### Task directions
Set down each line of the data below exactly as it stands, dropping the pictures.

### Provided data

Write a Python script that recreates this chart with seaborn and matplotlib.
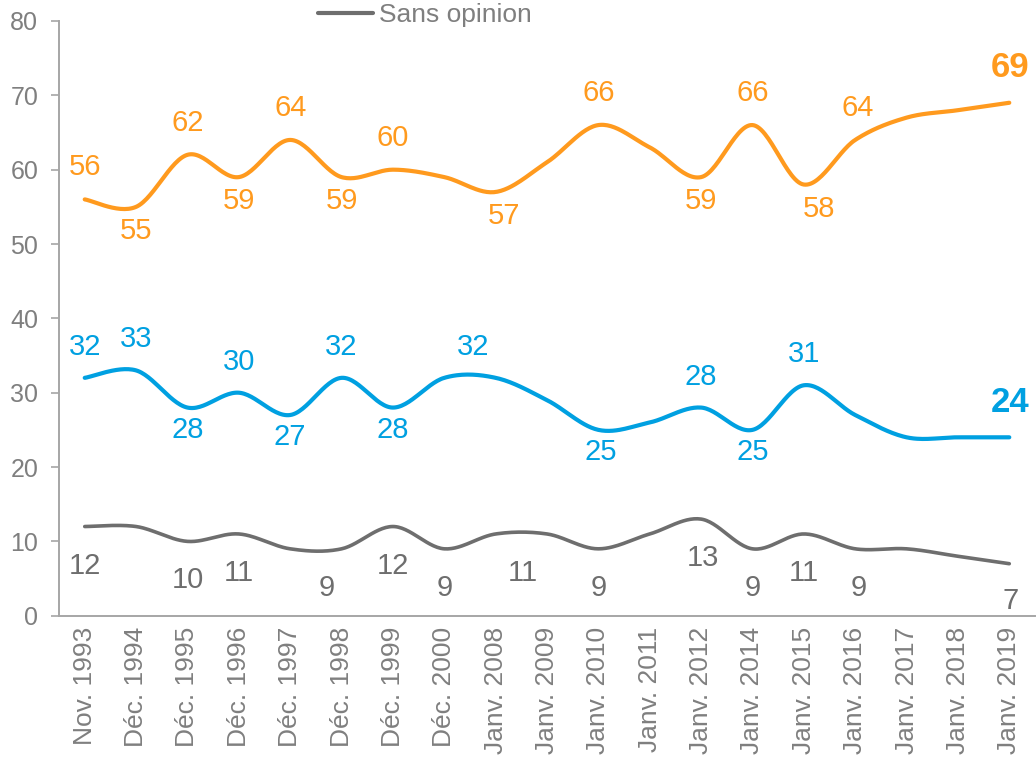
import numpy as np
import pandas as pd
import seaborn as sns
import matplotlib.pyplot as plt

# Catégories (axe des x)
categories = ["Nov. 1993", "Déc. 1994", "Déc. 1995", "Déc. 1996", "Déc. 1997",
              "Déc. 1998", "Déc. 1999", "Déc. 2000", "Janv. 2008", "Janv. 2009",
              "Janv. 2010", "Janv. 2011", "Janv. 2012", "Janv. 2014", "Janv. 2015",
              "Janv. 2016", "Janv. 2017", "Janv. 2018", "Janv. 2019"]

# Séries
orange_vals = [56, 55, 62, 59, 64, 59, 60, 59, 57, 61, 66, 63, 59, 66, 58, 64, 67, 68, 69]
bleu_vals = [32, 33, 28, 30, 27, 32, 28, 32, 32, 29, 25, 26, 28, 25, 31, 27, 24, 24, 24]
sans_opinion = [12, 12, 10, 11, 9, 9, 12, 9, 11, 11, 9, 11, 13, 9, 11, 9, 9, 8, 7]

# Etiquettes affichées : (index, position 'h' = au-dessus / 'b' = en dessous, décalage x en px)
orange_labels = [(0, 'h', 0), (1, 'b', 0), (2, 'h', 0), (3, 'b', 0), (4, 'h', 0), (5, 'b', 0),
                 (6, 'h', 0), (8, 'b', 8), (10, 'h', 0), (12, 'b', 0), (13, 'h', 0),
                 (14, 'b', 15), (15, 'h', 2)]
bleu_labels = [(0, 'h', 0), (1, 'h', 0), (2, 'b', 0), (3, 'h', 0), (4, 'b', 0), (5, 'h', 0),
               (6, 'b', 0), (7, 'h', 29), (10, 'b', 2), (12, 'h', 0), (13, 'b', 0), (14, 'h', 0)]
gris_labels = [(0, 'b', 0), (2, 'b', 0), (3, 'b', 0), (5, 'b', -15), (6, 'b', 0), (7, 'b', 0),
               (8, 'b', 27), (10, 'b', 0), (12, 'b', 2), (13, 'b', 0), (14, 'b', 0), (15, 'b', 3)]

c_orange = "#FF9A1E"
c_bleu = "#00A0E1"
c_gris = "#6E6E6E"
c_axe = "#A6A6A6"
c_txt = "#7F7F7F"


def lissage(y, n=30):
    # courbe lissée façon Excel (Bezier / Catmull-Rom)
    y = np.asarray(y, dtype=float)
    x = np.arange(len(y), dtype=float)
    xs, ys = [], []
    for i in range(len(y) - 1):
        i0, i3 = max(i - 1, 0), min(i + 2, len(y) - 1)
        p0 = np.array([x[i], y[i]])
        p3 = np.array([x[i + 1], y[i + 1]])
        p1 = p0 + (np.array([x[i + 1], y[i + 1]]) - np.array([x[i0], y[i0]])) / 6
        p2 = p3 - (np.array([x[i3], y[i3]]) - np.array([x[i], y[i]])) / 6
        t = np.linspace(0, 1, n)[:, None]
        pts = (1 - t) ** 3 * p0 + 3 * (1 - t) ** 2 * t * p1 + 3 * (1 - t) * t ** 2 * p2 + t ** 3 * p3
        xs.extend(pts[:, 0]); ys.extend(pts[:, 1])
    return xs, ys


sns.set_style("white")
plt.rcParams['font.family'] = ['Liberation Sans', 'DejaVu Sans']

fig = plt.figure(figsize=(10.36, 7.63), dpi=100)
ax = fig.add_axes([0.057, 0.193, 0.942, 0.7795])

frames = []
for nom, vals in [("orange", orange_vals), ("bleu", bleu_vals), ("Sans opinion", sans_opinion)]:
    xs, ys = lissage(vals)
    frames.append(pd.DataFrame({"x": xs, "y": ys, "serie": nom}))
df = pd.concat(frames, ignore_index=True)

sns.lineplot(data=df, x="x", y="y", hue="serie", sort=False, estimator=None,
             palette={"orange": c_orange, "bleu": c_bleu, "Sans opinion": c_gris},
             linewidth=3, ax=ax, legend=False)
for line in ax.lines:
    line.set_solid_capstyle("round")
ax.lines[2].set_linewidth(2.6)


def etiquettes(vals, labels, couleur, haut, bas):
    for i, pos, dx in labels:
        dy = haut if pos == 'h' else -bas
        ax.annotate(str(vals[i]), (i, vals[i]), xytext=(dx, dy), textcoords="offset pixels",
                    ha="center", va="center", fontsize=21, color=couleur)


etiquettes(orange_vals, orange_labels, c_orange, 32, 24)
etiquettes(bleu_vals, bleu_labels, c_bleu, 31, 22)
etiquettes(sans_opinion, gris_labels, c_gris, 0, 39)

# dernières valeurs en gras
ax.annotate(str(orange_vals[-1]), (18, orange_vals[-1]), xytext=(1, 35), textcoords="offset pixels",
            ha="center", va="center", fontsize=25, fontweight="bold", color=c_orange)
ax.annotate(str(bleu_vals[-1]), (18, bleu_vals[-1]), xytext=(1, 35), textcoords="offset pixels",
            ha="center", va="center", fontsize=25, fontweight="bold", color=c_bleu)
ax.annotate(str(sans_opinion[-1]), (18, sans_opinion[-1]), xytext=(1, -37), textcoords="offset pixels",
            ha="center", va="center", fontsize=21, color=c_gris)

ax.set_xlim(-0.5, 18.5)
ax.set_ylim(0, 80)
ax.set_yticks(range(0, 81, 10))
ax.set_xticks(range(len(categories)))
ax.set_xticklabels(categories, rotation=90)
ax.set_xticks(np.arange(-0.5, 19, 1), minor=True)
ax.tick_params(axis="x", which="major", length=0, pad=8, labelsize=19, labelcolor=c_txt)
ax.tick_params(axis="x", which="minor", length=6, width=1.2, color=c_axe, direction="out")
ax.tick_params(axis="y", length=6, width=1.2, color=c_axe, pad=9, labelsize=18,
               labelcolor=c_txt, left=True, direction="out")
ax.set_xlabel("")
ax.set_ylabel("")

for s in ["top", "right"]:
    ax.spines[s].set_visible(False)
for s in ["left", "bottom"]:
    ax.spines[s].set_color(c_axe)
    ax.spines[s].set_linewidth(1.4)

# légende (seule l'entrée "Sans opinion" est visible)
h = plt.Line2D([], [], color=c_gris, linewidth=3)
fig.legend([h], ["Sans opinion"], loc="center left", bbox_to_anchor=(318 / 1036, 1 - 15 / 763),
           frameon=False, fontsize=19, labelcolor=c_txt, handlelength=2.1, handletextpad=0.2,
           borderpad=0, borderaxespad=0)

fig.savefig("out.png", dpi=100)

### Response
Write a Python script that recreates this chart with seaborn and matplotlib.
import numpy as np
import pandas as pd
import seaborn as sns
import matplotlib.pyplot as plt

# Catégories (axe des x)
categories = ["Nov. 1993", "Déc. 1994", "Déc. 1995", "Déc. 1996", "Déc. 1997",
              "Déc. 1998", "Déc. 1999", "Déc. 2000", "Janv. 2008", "Janv. 2009",
              "Janv. 2010", "Janv. 2011", "Janv. 2012", "Janv. 2014", "Janv. 2015",
              "Janv. 2016", "Janv. 2017", "Janv. 2018", "Janv. 2019"]

# Séries
orange_vals = [56, 55, 62, 59, 64, 59, 60, 59, 57, 61, 66, 63, 59, 66, 58, 64, 67, 68, 69]
bleu_vals = [32, 33, 28, 30, 27, 32, 28, 32, 32, 29, 25, 26, 28, 25, 31, 27, 24, 24, 24]
sans_opinion = [12, 12, 10, 11, 9, 9, 12, 9, 11, 11, 9, 11, 13, 9, 11, 9, 9, 8, 7]

# Etiquettes affichées : (index, position 'h' = au-dessus / 'b' = en dessous, décalage x en px)
orange_labels = [(0, 'h', 0), (1, 'b', 0), (2, 'h', 0), (3, 'b', 0), (4, 'h', 0), (5, 'b', 0),
                 (6, 'h', 0), (8, 'b', 8), (10, 'h', 0), (12, 'b', 0), (13, 'h', 0),
                 (14, 'b', 15), (15, 'h', 2)]
bleu_labels = [(0, 'h', 0), (1, 'h', 0), (2, 'b', 0), (3, 'h', 0), (4, 'b', 0), (5, 'h', 0),
               (6, 'b', 0), (7, 'h', 29), (10, 'b', 2), (12, 'h', 0), (13, 'b', 0), (14, 'h', 0)]
gris_labels = [(0, 'b', 0), (2, 'b', 0), (3, 'b', 0), (5, 'b', -15), (6, 'b', 0), (7, 'b', 0),
               (8, 'b', 27), (10, 'b', 0), (12, 'b', 2), (13, 'b', 0), (14, 'b', 0), (15, 'b', 3)]

c_orange = "#FF9A1E"
c_bleu = "#00A0E1"
c_gris = "#6E6E6E"
c_axe = "#A6A6A6"
c_txt = "#7F7F7F"


def lissage(y, n=30):
    # courbe lissée façon Excel (Bezier / Catmull-Rom)
    y = np.asarray(y, dtype=float)
    x = np.arange(len(y), dtype=float)
    xs, ys = [], []
    for i in range(len(y) - 1):
        i0, i3 = max(i - 1, 0), min(i + 2, len(y) - 1)
        p0 = np.array([x[i], y[i]])
        p3 = np.array([x[i + 1], y[i + 1]])
        p1 = p0 + (np.array([x[i + 1], y[i + 1]]) - np.array([x[i0], y[i0]])) / 6
        p2 = p3 - (np.array([x[i3], y[i3]]) - np.array([x[i], y[i]])) / 6
        t = np.linspace(0, 1, n)[:, None]
        pts = (1 - t) ** 3 * p0 + 3 * (1 - t) ** 2 * t * p1 + 3 * (1 - t) * t ** 2 * p2 + t ** 3 * p3
        xs.extend(pts[:, 0]); ys.extend(pts[:, 1])
    return xs, ys


sns.set_style("white")
plt.rcParams['font.family'] = ['Liberation Sans', 'DejaVu Sans']

fig = plt.figure(figsize=(10.36, 7.63), dpi=100)
ax = fig.add_axes([0.057, 0.193, 0.942, 0.7795])

frames = []
for nom, vals in [("orange", orange_vals), ("bleu", bleu_vals), ("Sans opinion", sans_opinion)]:
    xs, ys = lissage(vals)
    frames.append(pd.DataFrame({"x": xs, "y": ys, "serie": nom}))
df = pd.concat(frames, ignore_index=True)

sns.lineplot(data=df, x="x", y="y", hue="serie", sort=False, estimator=None,
             palette={"orange": c_orange, "bleu": c_bleu, "Sans opinion": c_gris},
             linewidth=3, ax=ax, legend=False)
for line in ax.lines:
    line.set_solid_capstyle("round")
ax.lines[2].set_linewidth(2.6)


def etiquettes(vals, labels, couleur, haut, bas):
    for i, pos, dx in labels:
        dy = haut if pos == 'h' else -bas
        ax.annotate(str(vals[i]), (i, vals[i]), xytext=(dx, dy), textcoords="offset pixels",
                    ha="center", va="center", fontsize=21, color=couleur)


etiquettes(orange_vals, orange_labels, c_orange, 32, 24)
etiquettes(bleu_vals, bleu_labels, c_bleu, 31, 22)
etiquettes(sans_opinion, gris_labels, c_gris, 0, 39)

# dernières valeurs en gras
ax.annotate(str(orange_vals[-1]), (18, orange_vals[-1]), xytext=(1, 35), textcoords="offset pixels",
            ha="center", va="center", fontsize=25, fontweight="bold", color=c_orange)
ax.annotate(str(bleu_vals[-1]), (18, bleu_vals[-1]), xytext=(1, 35), textcoords="offset pixels",
            ha="center", va="center", fontsize=25, fontweight="bold", color=c_bleu)
ax.annotate(str(sans_opinion[-1]), (18, sans_opinion[-1]), xytext=(1, -37), textcoords="offset pixels",
            ha="center", va="center", fontsize=21, color=c_gris)

ax.set_xlim(-0.5, 18.5)
ax.set_ylim(0, 80)
ax.set_yticks(range(0, 81, 10))
ax.set_xticks(range(len(categories)))
ax.set_xticklabels(categories, rotation=90)
ax.set_xticks(np.arange(-0.5, 19, 1), minor=True)
ax.tick_params(axis="x", which="major", length=0, pad=8, labelsize=19, labelcolor=c_txt)
ax.tick_params(axis="x", which="minor", length=6, width=1.2, color=c_axe, direction="out")
ax.tick_params(axis="y", length=6, width=1.2, color=c_axe, pad=9, labelsize=18,
               labelcolor=c_txt, left=True, direction="out")
ax.set_xlabel("")
ax.set_ylabel("")

for s in ["top", "right"]:
    ax.spines[s].set_visible(False)
for s in ["left", "bottom"]:
    ax.spines[s].set_color(c_axe)
    ax.spines[s].set_linewidth(1.4)

# légende (seule l'entrée "Sans opinion" est visible)
h = plt.Line2D([], [], color=c_gris, linewidth=3)
fig.legend([h], ["Sans opinion"], loc="center left", bbox_to_anchor=(318 / 1036, 1 - 15 / 763),
           frameon=False, fontsize=19, labelcolor=c_txt, handlelength=2.1, handletextpad=0.2,
           borderpad=0, borderaxespad=0)

fig.savefig("out.png", dpi=100)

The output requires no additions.